We did not find a significant reduction in recurrence rates among women treated postoperatively with tamoxifen, although multiple randomized trials and one meta-analysis demonstrated that in women treated with BCT, adjuvant tamoxifen with or without adjuvant RT reduces the risk of ipsilateral and contralateral DCIS.10,30,31 The small sample size and lack of detailed information on duration and adherence to the prescribed treatment likely did not allow us to detect an effect of endocrine therapy on the risk of tumor recurrence in our cohort.

Although patient age has been shown to be associated with the risk of LR, with risk decreasing with increasing age, we did not observe an effect of age on the risk of LR in our dataset.
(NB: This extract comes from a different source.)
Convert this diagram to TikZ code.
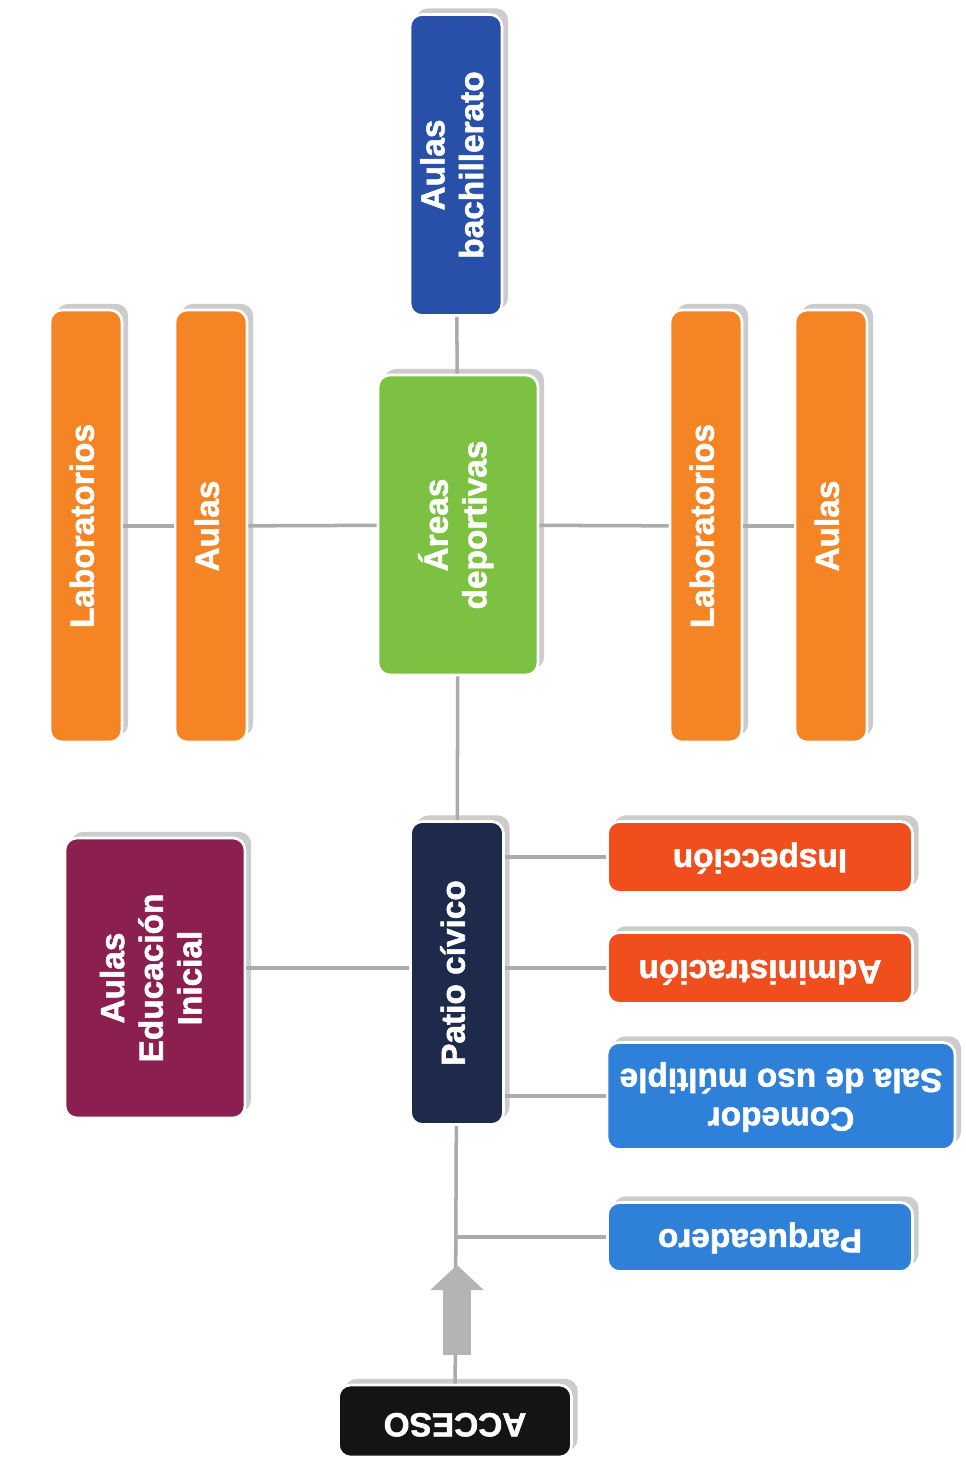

Our study, which included only eight patients aged 40 years or younger, was clearly underpowered to detect an effect of age on the risk of LR. However, in a study of 2996 women (141 patients younger than 40 years of age) treated with BCS over 30 years, the risk of recurrence was approximately 20 and 50% lower for women aged 40–49 years and 50–79 years, respectively, compared with women younger than 40 years of age.32 In another study including 418 women (30 patients younger than 40 years of age) treated with BCS followed by breast irradiation, the 10-year rate of local failure was 31% for patients younger than 40 years of age, 13% for age 40–49 years, 8% for age 50–59 years, and 6% for patients aged >60 years.33

We acknowledge the limitations of our study, which include its retrospective nature, single institution sample, and small sample size; however, we feel this is a valuable contribution to this debated topic in contemporary practice.

CONCLUSIONS

The results of our study suggest that adjuvant RT may be an appropriate choice in patients who have unfavorable clinicopathologic characteristics and less extensive surgery. Personal risk factors and lifestyle habits may also contribute to a poor clinical outcome. Further studies are necessary to better understand the biology of the carcinoma and its impact on clinical outcome.